##### Task data #####

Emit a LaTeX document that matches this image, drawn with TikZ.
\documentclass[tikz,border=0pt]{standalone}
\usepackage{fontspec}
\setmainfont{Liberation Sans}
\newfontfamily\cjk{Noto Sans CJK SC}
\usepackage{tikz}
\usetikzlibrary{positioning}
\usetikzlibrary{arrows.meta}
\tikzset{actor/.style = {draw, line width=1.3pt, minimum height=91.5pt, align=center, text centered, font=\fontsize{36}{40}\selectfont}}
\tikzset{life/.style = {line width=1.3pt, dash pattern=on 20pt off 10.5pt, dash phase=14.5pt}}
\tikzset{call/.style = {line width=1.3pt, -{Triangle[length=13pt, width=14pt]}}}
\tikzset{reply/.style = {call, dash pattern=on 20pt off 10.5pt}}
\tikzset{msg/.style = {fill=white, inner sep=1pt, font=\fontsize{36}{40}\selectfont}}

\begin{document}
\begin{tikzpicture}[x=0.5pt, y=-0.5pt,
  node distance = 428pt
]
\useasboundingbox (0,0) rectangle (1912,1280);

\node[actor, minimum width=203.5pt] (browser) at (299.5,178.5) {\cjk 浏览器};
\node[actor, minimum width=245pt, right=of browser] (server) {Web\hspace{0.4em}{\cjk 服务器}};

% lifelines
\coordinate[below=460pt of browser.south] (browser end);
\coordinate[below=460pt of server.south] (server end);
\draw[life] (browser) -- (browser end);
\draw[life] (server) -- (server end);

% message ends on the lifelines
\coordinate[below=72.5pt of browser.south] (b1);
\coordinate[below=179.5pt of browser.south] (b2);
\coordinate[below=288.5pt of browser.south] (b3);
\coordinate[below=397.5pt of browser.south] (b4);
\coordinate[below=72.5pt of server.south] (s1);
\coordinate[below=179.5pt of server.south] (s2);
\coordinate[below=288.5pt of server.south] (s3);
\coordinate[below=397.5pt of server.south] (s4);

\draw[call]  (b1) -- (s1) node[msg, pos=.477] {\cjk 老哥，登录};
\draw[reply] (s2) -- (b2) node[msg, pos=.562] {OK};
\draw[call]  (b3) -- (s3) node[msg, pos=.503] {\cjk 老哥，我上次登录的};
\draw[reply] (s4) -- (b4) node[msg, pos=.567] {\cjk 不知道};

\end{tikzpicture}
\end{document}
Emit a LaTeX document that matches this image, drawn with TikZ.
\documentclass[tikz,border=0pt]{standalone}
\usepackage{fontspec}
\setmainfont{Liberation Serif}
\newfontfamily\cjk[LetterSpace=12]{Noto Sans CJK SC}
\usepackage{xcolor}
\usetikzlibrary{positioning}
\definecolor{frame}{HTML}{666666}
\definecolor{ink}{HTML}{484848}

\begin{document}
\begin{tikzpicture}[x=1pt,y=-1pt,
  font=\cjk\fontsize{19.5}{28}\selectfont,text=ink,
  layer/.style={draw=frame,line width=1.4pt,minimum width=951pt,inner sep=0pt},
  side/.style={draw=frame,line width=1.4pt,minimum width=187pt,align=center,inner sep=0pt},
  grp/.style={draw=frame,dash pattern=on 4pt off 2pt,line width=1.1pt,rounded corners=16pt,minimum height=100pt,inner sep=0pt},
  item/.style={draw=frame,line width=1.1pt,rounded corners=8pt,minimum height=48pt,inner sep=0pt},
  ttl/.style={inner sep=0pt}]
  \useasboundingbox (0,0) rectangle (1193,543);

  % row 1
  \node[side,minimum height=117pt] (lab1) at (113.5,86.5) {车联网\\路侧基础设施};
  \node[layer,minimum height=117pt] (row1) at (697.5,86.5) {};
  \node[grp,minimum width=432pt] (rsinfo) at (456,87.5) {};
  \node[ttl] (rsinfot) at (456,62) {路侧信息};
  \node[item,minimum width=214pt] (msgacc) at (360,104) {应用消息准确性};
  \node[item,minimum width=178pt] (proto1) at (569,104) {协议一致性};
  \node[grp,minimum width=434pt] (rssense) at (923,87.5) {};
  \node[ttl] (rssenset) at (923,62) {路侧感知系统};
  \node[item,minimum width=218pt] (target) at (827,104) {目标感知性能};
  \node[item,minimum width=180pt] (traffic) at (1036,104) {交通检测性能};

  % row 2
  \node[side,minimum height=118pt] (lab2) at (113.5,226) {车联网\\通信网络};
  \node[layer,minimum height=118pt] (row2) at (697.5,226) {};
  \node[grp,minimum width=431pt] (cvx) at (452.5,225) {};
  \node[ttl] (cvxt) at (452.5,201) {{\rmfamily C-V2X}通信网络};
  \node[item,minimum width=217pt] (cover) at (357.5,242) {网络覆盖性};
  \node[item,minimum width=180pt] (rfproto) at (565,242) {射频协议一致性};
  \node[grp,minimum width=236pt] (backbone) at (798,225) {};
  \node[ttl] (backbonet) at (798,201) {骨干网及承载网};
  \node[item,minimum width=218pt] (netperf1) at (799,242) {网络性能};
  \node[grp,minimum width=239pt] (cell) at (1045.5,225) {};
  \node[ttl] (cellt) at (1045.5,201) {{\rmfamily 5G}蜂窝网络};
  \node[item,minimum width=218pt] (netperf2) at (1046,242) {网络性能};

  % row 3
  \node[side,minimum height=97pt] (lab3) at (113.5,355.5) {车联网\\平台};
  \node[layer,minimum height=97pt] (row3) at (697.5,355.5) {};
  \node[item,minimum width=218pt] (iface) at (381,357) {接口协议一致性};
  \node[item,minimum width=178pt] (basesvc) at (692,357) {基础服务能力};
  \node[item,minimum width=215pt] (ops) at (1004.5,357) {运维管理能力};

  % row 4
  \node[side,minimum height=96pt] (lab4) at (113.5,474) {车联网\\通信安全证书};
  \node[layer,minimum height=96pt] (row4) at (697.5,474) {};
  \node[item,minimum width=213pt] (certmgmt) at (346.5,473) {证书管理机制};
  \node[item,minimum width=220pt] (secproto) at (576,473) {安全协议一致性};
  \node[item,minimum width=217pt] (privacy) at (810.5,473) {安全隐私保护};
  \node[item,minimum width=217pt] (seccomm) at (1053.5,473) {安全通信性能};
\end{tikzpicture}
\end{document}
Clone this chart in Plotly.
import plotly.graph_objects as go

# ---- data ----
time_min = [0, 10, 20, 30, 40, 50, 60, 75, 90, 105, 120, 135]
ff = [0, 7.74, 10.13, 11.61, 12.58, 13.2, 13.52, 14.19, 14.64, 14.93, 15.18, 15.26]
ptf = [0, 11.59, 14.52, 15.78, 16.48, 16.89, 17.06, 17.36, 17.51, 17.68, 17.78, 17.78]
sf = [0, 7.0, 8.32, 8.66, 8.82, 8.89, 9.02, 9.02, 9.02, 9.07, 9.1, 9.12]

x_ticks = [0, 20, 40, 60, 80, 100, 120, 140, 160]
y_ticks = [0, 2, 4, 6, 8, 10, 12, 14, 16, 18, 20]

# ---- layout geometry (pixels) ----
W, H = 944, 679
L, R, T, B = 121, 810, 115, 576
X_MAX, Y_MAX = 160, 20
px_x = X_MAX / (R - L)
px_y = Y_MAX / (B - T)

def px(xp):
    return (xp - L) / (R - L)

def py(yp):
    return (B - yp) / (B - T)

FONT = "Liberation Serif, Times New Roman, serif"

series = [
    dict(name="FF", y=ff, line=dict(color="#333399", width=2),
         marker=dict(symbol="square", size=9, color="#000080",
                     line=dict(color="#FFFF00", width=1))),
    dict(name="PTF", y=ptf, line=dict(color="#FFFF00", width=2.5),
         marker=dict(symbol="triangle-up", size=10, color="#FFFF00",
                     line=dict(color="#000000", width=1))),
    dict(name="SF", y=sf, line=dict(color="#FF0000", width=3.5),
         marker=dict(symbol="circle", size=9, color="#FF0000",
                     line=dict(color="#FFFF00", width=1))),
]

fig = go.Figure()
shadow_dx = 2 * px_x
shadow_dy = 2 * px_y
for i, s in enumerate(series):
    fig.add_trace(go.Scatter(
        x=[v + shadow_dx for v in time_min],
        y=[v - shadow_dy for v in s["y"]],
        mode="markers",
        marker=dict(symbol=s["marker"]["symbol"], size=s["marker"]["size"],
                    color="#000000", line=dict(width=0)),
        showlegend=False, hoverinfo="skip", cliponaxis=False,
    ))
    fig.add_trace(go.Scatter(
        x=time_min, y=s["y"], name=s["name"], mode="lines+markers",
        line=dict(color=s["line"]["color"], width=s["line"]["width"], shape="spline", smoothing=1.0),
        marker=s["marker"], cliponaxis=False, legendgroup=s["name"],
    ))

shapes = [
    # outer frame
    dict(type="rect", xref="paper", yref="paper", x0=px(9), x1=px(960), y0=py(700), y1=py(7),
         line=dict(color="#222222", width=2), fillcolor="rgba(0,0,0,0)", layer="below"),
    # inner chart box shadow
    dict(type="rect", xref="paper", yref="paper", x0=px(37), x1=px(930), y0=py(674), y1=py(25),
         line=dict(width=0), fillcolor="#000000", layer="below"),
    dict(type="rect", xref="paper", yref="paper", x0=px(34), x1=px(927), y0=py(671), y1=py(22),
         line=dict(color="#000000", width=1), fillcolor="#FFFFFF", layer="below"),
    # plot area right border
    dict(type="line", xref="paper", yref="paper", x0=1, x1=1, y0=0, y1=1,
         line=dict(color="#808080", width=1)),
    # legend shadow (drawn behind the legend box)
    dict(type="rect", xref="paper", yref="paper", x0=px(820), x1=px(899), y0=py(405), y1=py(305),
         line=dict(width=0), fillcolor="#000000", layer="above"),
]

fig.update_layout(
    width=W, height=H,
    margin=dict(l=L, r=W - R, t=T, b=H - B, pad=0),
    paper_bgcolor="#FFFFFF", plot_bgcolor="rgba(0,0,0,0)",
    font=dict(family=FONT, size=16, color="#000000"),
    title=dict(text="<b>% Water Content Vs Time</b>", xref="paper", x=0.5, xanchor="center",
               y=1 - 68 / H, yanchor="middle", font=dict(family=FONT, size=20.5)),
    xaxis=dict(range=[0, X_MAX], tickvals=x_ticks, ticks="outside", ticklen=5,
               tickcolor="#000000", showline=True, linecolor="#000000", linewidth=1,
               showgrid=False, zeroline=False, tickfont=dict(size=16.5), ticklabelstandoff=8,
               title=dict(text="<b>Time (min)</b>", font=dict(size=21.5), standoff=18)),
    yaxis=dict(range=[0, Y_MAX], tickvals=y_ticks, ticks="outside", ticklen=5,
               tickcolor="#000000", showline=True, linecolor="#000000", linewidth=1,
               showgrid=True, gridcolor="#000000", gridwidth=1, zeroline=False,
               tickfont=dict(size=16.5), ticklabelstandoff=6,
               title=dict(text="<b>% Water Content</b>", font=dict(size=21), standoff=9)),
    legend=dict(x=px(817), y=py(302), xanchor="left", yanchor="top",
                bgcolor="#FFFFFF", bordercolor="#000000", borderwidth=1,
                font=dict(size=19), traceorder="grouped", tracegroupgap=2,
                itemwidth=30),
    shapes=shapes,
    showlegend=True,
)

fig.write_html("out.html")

#####

▸ **Requirements**
Write out exactly, please, the lines beginning at the start of the material and ending with the line that holds "-- (server end);", both included.

▸ **Answer in full**
Emit a LaTeX document that matches this image, drawn with TikZ.
\documentclass[tikz,border=0pt]{standalone}
\usepackage{fontspec}
\setmainfont{Liberation Sans}
\newfontfamily\cjk{Noto Sans CJK SC}
\usepackage{tikz}
\usetikzlibrary{positioning}
\usetikzlibrary{arrows.meta}
\tikzset{actor/.style = {draw, line width=1.3pt, minimum height=91.5pt, align=center, text centered, font=\fontsize{36}{40}\selectfont}}
\tikzset{life/.style = {line width=1.3pt, dash pattern=on 20pt off 10.5pt, dash phase=14.5pt}}
\tikzset{call/.style = {line width=1.3pt, -{Triangle[length=13pt, width=14pt]}}}
\tikzset{reply/.style = {call, dash pattern=on 20pt off 10.5pt}}
\tikzset{msg/.style = {fill=white, inner sep=1pt, font=\fontsize{36}{40}\selectfont}}

\begin{document}
\begin{tikzpicture}[x=0.5pt, y=-0.5pt,
  node distance = 428pt
]
\useasboundingbox (0,0) rectangle (1912,1280);

\node[actor, minimum width=203.5pt] (browser) at (299.5,178.5) {\cjk 浏览器};
\node[actor, minimum width=245pt, right=of browser] (server) {Web\hspace{0.4em}{\cjk 服务器}};

% lifelines
\coordinate[below=460pt of browser.south] (browser end);
\coordinate[below=460pt of server.south] (server end);
\draw[life] (browser) -- (browser end);
\draw[life] (server) -- (server end);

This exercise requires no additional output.